Cette étude a été réalisée dans le cadre d'un projet multidisciplinaire sur la gestion et la protection de l'habitat des salmonidés et sur l'évaluation des perturbations que subissent les habitats de ces poissons dans les eaux courantes suite aux coupes forestières et à la construction de routes. Afin d'identifier les voies d'écoulement responsables de la qualité des eaux de surface d'un petit bassin versant forestier, une étude approfondie a été entreprise sur l'évolution de la qualité de l'eau de pluie lors de son passage à travers la phytocénose et la couverture pédologique jusqu'au ruisseau. La signature chimique des compartiments du bassin versant servira d'intrant quant à l'application et l'analyse du modèle EMMA (end-members mixing analysis).
La signature chimique de l'eau du ruisseau s'explique par un graphe x-y (graphe de mélange) sur lequel la composition chimique des compartiments et celle du ruisseau sont reportées. Si trois compartiments circonscrivent la signature chimique du cours d'eau, alors on peut émettre l'hypothèse que ces compartiments se mélangent de façon conservatrice pour donner la qualité des eaux de surface du bassin versant. Plusieurs traceurs (conductivité électrique, SO42-, Cl-, NO3-, K+, Alt et Fet) naturels n'ont pas servi à l'identification des compartiments parce que le modèle ne tient pas compte de certaines conditions, tels l'activité biologique, l'état hydrique des profils, etc. Seuls le pH, Na+, Ca2+, Mg2+ et SiO2 se sont avérés des traceurs utiles.
La nappe phréatique a été incluse par défaut dans le modèle puisqu'il était connu qu'elle assurait la base de l'écoulement du cours d'eau en tout temps de l'année.
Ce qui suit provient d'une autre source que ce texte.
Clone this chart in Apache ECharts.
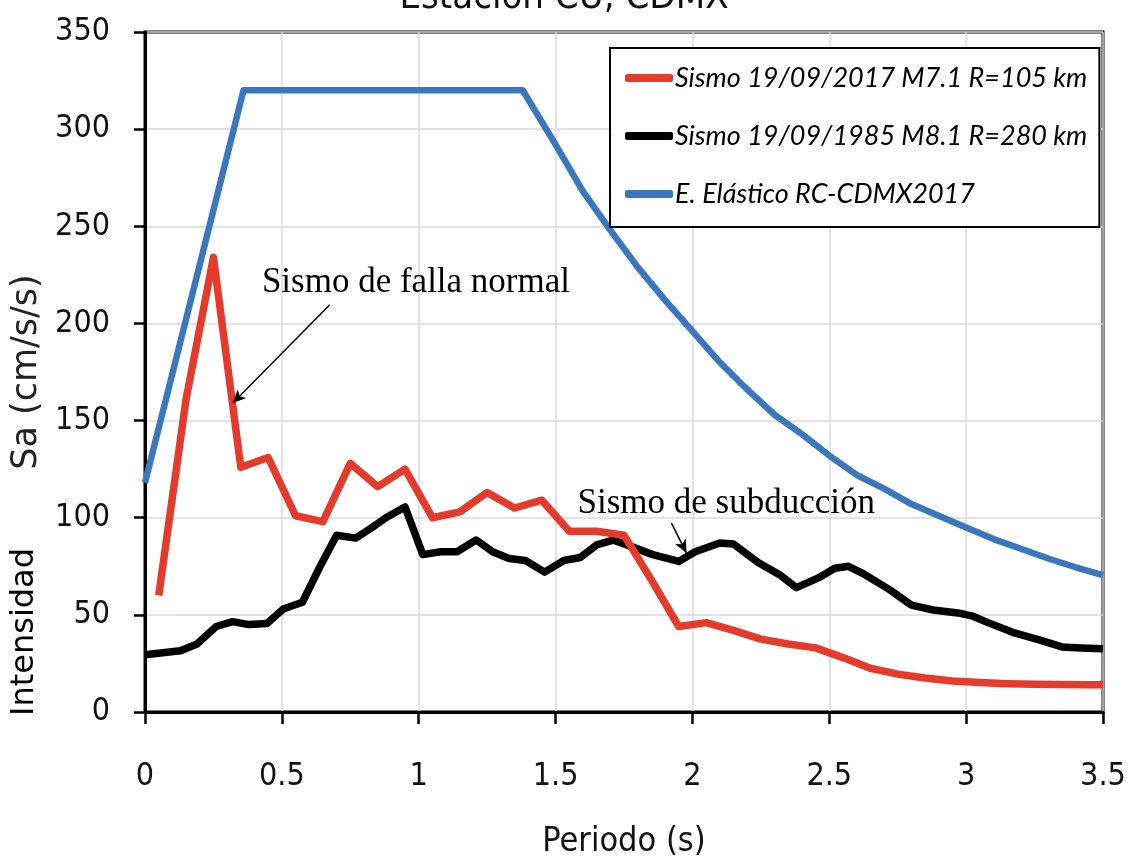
<!DOCTYPE html>
<html>
<head>
<meta charset="utf-8">
<script src="https://cdn.jsdelivr.net/npm/echarts@6/dist/echarts.min.js"></script>
<style>
  html, body { margin: 0; padding: 0; background: #fff; }
  #chart { width: 1128px; height: 864px; }
</style>
</head>
<body>
<div id="chart"></div>
<script>
// Sismo 19/09/2017 M7.1 (red)
const periods2017 = [0.05, 0.15, 0.25, 0.35, 0.45, 0.55, 0.65, 0.75, 0.85, 0.95, 1.05, 1.15, 1.25, 1.35, 1.45, 1.55, 1.65, 1.75, 1.85, 1.95, 2.05, 2.15, 2.25, 2.35, 2.45, 2.55, 2.65, 2.75, 2.85, 2.95, 3.05, 3.15, 3.25, 3.35, 3.45, 3.5];
const sa2017 = [60, 161, 234, 126, 131, 101, 98, 128, 116, 125, 100, 103, 113, 105, 109, 93, 93, 91, 68, 44, 46, 42, 37.5, 35, 33, 28, 22.5, 19.5, 17.5, 16, 15.2, 14.6, 14.3, 14.1, 14, 14];

// Sismo 19/09/1985 M8.1 (black)
const periods1985 = [0, 0.13, 0.19, 0.26, 0.32, 0.38, 0.445, 0.505, 0.575, 0.64, 0.7, 0.77, 0.83, 0.88, 0.95, 1.015, 1.08, 1.14, 1.21, 1.27, 1.33, 1.39, 1.46, 1.53, 1.59, 1.65, 1.71, 1.78, 1.855, 1.95, 2.01, 2.1, 2.15, 2.24, 2.32, 2.38, 2.46, 2.52, 2.57, 2.62, 2.72, 2.8, 2.88, 2.97, 3.02, 3.08, 3.17, 3.27, 3.35, 3.42, 3.5];
const sa1985 = [29.5, 31.5, 35, 44, 46.5, 45, 45.5, 53, 56.5, 75, 91, 89.5, 95, 100, 105.5, 81, 82.5, 82.5, 88.5, 82.5, 79, 78, 72, 78, 79.5, 86, 88.5, 85, 81, 77.5, 82.5, 87, 86.5, 77, 70.5, 64, 69, 74, 75, 71.5, 63, 55, 52.5, 51, 49.5, 46, 41, 37, 33.5, 33, 32.5];

// E. Elástico RC-CDMX2017 (blue)
const periodsDesign = [0, 0.36, 1.38, 1.5, 1.6, 1.7, 1.8, 1.9, 2.0, 2.1, 2.2, 2.3, 2.4, 2.5, 2.6, 2.7, 2.8, 2.9, 3.0, 3.1, 3.2, 3.3, 3.4, 3.5];
const saDesign = [118, 320, 320, 292, 268, 248, 229, 212, 196, 180, 166, 153, 143, 132, 122, 115, 107, 101, 95, 89, 84, 79, 74.5, 70.5];

const seriesNames = ['Sismo 19/09/2017 M7.1 R=105 km', 'Sismo 19/09/1985 M8.1 R=280 km', 'E. Elástico RC-CDMX2017'];

// annotation arrows, [from, to] in (periodo, Sa)
const arrows = [
  [[0.675, 209.6], [0.321, 159]],
  [[1.923, 97.3], [1.978, 81.9]]
];
// annotation texts, left / middle anchor in (periodo, Sa)
const notes = [
  { text: 'Sismo de falla normal', at: [0.427, 221] },
  { text: 'Sismo de subducción', at: [1.58, 107] }
];

const zip = (xs, ys) => xs.map((x, i) => [x, ys[i]]);

const cond = '"DejaVu Sans Condensed", "DejaVu Sans", sans-serif';

const chart = echarts.init(document.getElementById('chart'));

const option = {
  animation: false,
  backgroundColor: '#fff',
  title: {
    text: 'Estación CU, CDMX',
    left: 'center',
    top: -21,
    padding: 0,
    textStyle: { fontFamily: cond, fontSize: 38, fontWeight: 'normal', color: '#111' }
  },
  grid: {
    left: 145, right: 25, top: 32, bottom: 152,
    outerBoundsMode: 'none',
    show: true, borderColor: '#000', borderWidth: 3
  },
  legend: {
    orient: 'vertical',
    left: 610, top: 48,
    padding: [10, 12, 13, 15],
    itemGap: 18,
    itemWidth: 48, itemHeight: 8,
    icon: 'roundRect',
    borderColor: '#000', borderWidth: 2,
    backgroundColor: '#fff',
    selectedMode: false,
    textStyle: { fontFamily: 'Lato, sans-serif', fontStyle: 'italic', fontSize: 27, color: '#000', lineHeight: 40, padding: [0, 0, 0, -3] },
    data: seriesNames
  },
  xAxis: {
    type: 'value', min: 0, max: 3.5, interval: 0.5,
    name: 'Periodo (s)', nameLocation: 'middle', nameGap: 113,
    nameTextStyle: { fontFamily: cond, fontSize: 34, color: '#111' },
    axisLine: { lineStyle: { color: '#000', width: 3 } },
    axisTick: { show: true, length: 12, lineStyle: { color: '#000', width: 2.5 } },
    axisLabel: { fontFamily: cond, fontSize: 32, color: '#111', margin: 49 },
    splitLine: { lineStyle: { color: '#d9d9d9', width: 1.5 } }
  },
  yAxis: {
    type: 'value', min: 0, max: 350, interval: 50,
    name: 'Sa (cm/s/s)', nameLocation: 'middle', nameGap: 70, nameRotate: 90,
    nameTextStyle: { fontFamily: '"DejaVu Sans", sans-serif', fontSize: 35, color: '#222' },
    axisLine: { lineStyle: { color: '#000', width: 3 } },
    axisTick: { show: true, length: 11, lineStyle: { color: '#000', width: 2.5 } },
    axisLabel: { fontFamily: cond, fontSize: 32, color: '#111', margin: 35 },
    splitLine: { lineStyle: { color: '#d9d9d9', width: 1.5 } }
  },
  series: [
    {
      name: seriesNames[0], type: 'line', symbol: 'none', z: 4,
      color: '#e53b2c',
      lineStyle: { width: 7.5, color: '#e53b2c', join: 'round' },
      data: zip(periods2017, sa2017)
    },
    {
      name: seriesNames[1], type: 'line', symbol: 'none', z: 3,
      color: '#000',
      lineStyle: { width: 7.5, color: '#000', join: 'round' },
      data: zip(periods1985, sa1985),
      markLine: {
        silent: true,
        symbol: ['none', 'arrow'],
        symbolSize: [9, 13],
        label: { show: false },
        lineStyle: { color: '#000', width: 1.5, type: 'solid' },
        data: arrows.map(a => [{ coord: a[0] }, { coord: a[1] }])
      }
    },
    {
      name: seriesNames[2], type: 'line', symbol: 'none', z: 2,
      color: '#3b77bd',
      lineStyle: { width: 6.5, color: '#3b77bd', join: 'round' },
      data: zip(periodsDesign, saDesign)
    }
  ]
};

chart.setOption(option);

// texts: annotations placed from data coords, plus the side label
const graphics = notes.map(n => {
  const p = chart.convertToPixel({ gridIndex: 0 }, n.at);
  return {
    type: 'text', x: p[0], y: p[1], z: 10,
    style: {
      text: n.text, fill: '#000',
      font: '35px "Liberation Serif", "Times New Roman", serif',
      align: 'left', verticalAlign: 'middle'
    }
  };
});
graphics.push({
  type: 'text', x: 25, y: 632, rotation: Math.PI / 2, z: 10,
  style: {
    text: 'Intensidad', fill: '#000',
    font: '32px "DejaVu Sans", sans-serif',
    align: 'center', verticalAlign: 'middle'
  }
});
chart.setOption({ graphic: graphics });
</script>
</body>
</html>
Les sols de la plaine d'inondation semblent également prendre part à la qualité de l'eau du ruisseau, particulièrement les horizons B podzoliques, lesquels sont saturés d'eau pendant toute la période sans gel. C'est donc dire que l'écoulement de l'eau souterraine et l'écoulement hypodermique au niveau des horizons B de la plaine d'inondation sont les voies d'écoulement qui expliquent le mieux la qualité des eaux de surface du bassin versant.
Toutefois, la séparation de l'hydrogramme par l'équation du bilan massique a montré qu'un modèle à trois réservoirs (nappe phréatique, horizons B des versants sud et nord) ne peut pas donner des résultats satisfaisants quant à la simulation de la charge chimique des eaux de surface. Le modèle élimine systématiquement trop de compartiments pouvant s'avérer explicatifs de la qualité de l'eau du ruisseau. Un modèle mécaniste développé à partir des variations du niveau de la nappe phréatique, de la conductivité hydraulique et de la composition chimique des solutions de sol permettrait de reproduire plus rigoureusement l'hydrogramme du ruisseau. Le modèle EMMA demeure tout de même un bon outil pour réfuter ou confirmer une hypothèse de recherche car il met clairement en relation la composition chimique des compartiments à celle du ruisseau et enlève parfois tout doute quant à l'action d'un processus susceptible d'alimenter le cours d'eau.